Demokracje są w stanie stworzyć liberalne imperium NATO-wskie, gdyż wyznają wspólne wartości i mówią językiem angielskim. Ponadto jedzą hamburgery i piją coca-colę.
Co innego autokracje. One nienawidzą wolności, transparentności i poszanowania prawa. Suwerenność jest im potrzebna jedynie po to, aby lokalni kacykowie mogli bez przeszkód okradać własne narody i przed nikim nie odpowiadać. Autokracjom bardzo trudno się porozumieć i prowadzić politykę zaufania względem siebie.
Liberalne imperium NATO? Kto je stworzył? Wszyscy członkowie dobrowolnie?

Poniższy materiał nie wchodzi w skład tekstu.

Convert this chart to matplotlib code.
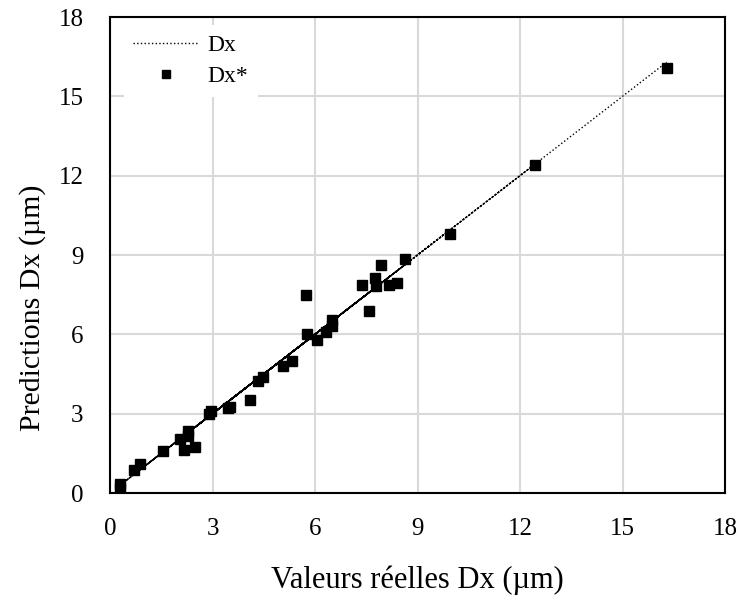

I imperium? Przecież NATO to pakt obronny!!! Autokracje nienawidzą wolności. Hm, cóż za brednie. Może tak z 40 lat temu to była prawda. A teraz… A Anglii masowo aresztuje się ludzi za poglądy, w czasie C19 zamordyzm na skalę niespotykaną w historii. I, o dziwo, większy w tzw. liberalnej demokracji. A poszanowanie prawa… Ludzi spoza systemu się aresztuje. Mowa nienawiści to też pewnie symbol wolności. Cenzura w internecie… Jest w Rosji, Chinach, Iranie i jest… w liberalnej demokracji. A ma być jeszcze większa. U nas ustawa o mowie nienawiści pod pozorem walki z dezinformacją. A rolnictwo… Będzie zniszczone (Mercosur, Ukraina), a protestujących rolników się pałuje. Polityka zaufania wobec siebie. Przykład Niemców. Okupują naszą gospodarkę na ogromną skalę. Nie mamy przemysłu, handlu. Okradają nas z owoców naszej pracy. Dodatkowo tzw. elity, nasze oczywiście, okradają nas niemiłosiernie. Wysokie podatki, bandycka biurokracja skarbowa, inflacja, zadłużenie, korupcja i afery. Mamy swoich kacyków. A u nas suwerenności nie ma. Jeżeli komentujący czuje się polakiem, to niech myśli jak Polak. I niech nie wypisuje ogólników, które pasują do Europy Zachodniej z lat 60, 70 i 80 XX wieku.
Jedyna wolność, która może działać to wolność oparta na fundamencie Chrystusa. Bo Bóg jest pierwszą przyczyną, pierwszym twórcą prawa i jeśli człowiek wyrzuca Boga ze swojego prawa to jego bezbożne życie będzie coraz gorsze. Polityka nigdy nie zastąpi religii, bo religia leży u podstaw polityki. Nie ma dobrej polityki bez religii.
Transparentność i poszanowanie prawa w demokracjach… No cóż, dobry żart. W demokracjach prawo często zmienia się co wybory i przez to wiele projektów nie może być dokończonych, a my tu mówimy o poszanowaniu prawa. Skoro to prawo cały czas się zmienia, nie jest stałe to jakiego prawa? Jeszcze lepsza byłaby opcja akapo-libertariańska. Prywatyzacja instytucji prawodawczych i możliwość komercyjnego zakładania sobie własnych. Wtedy każdy by sobie tworzył takie prawo jakie chce i każdy by szanował takie prawo jakie chce. To by była idealna kwintesencja demokratycznej bzdury.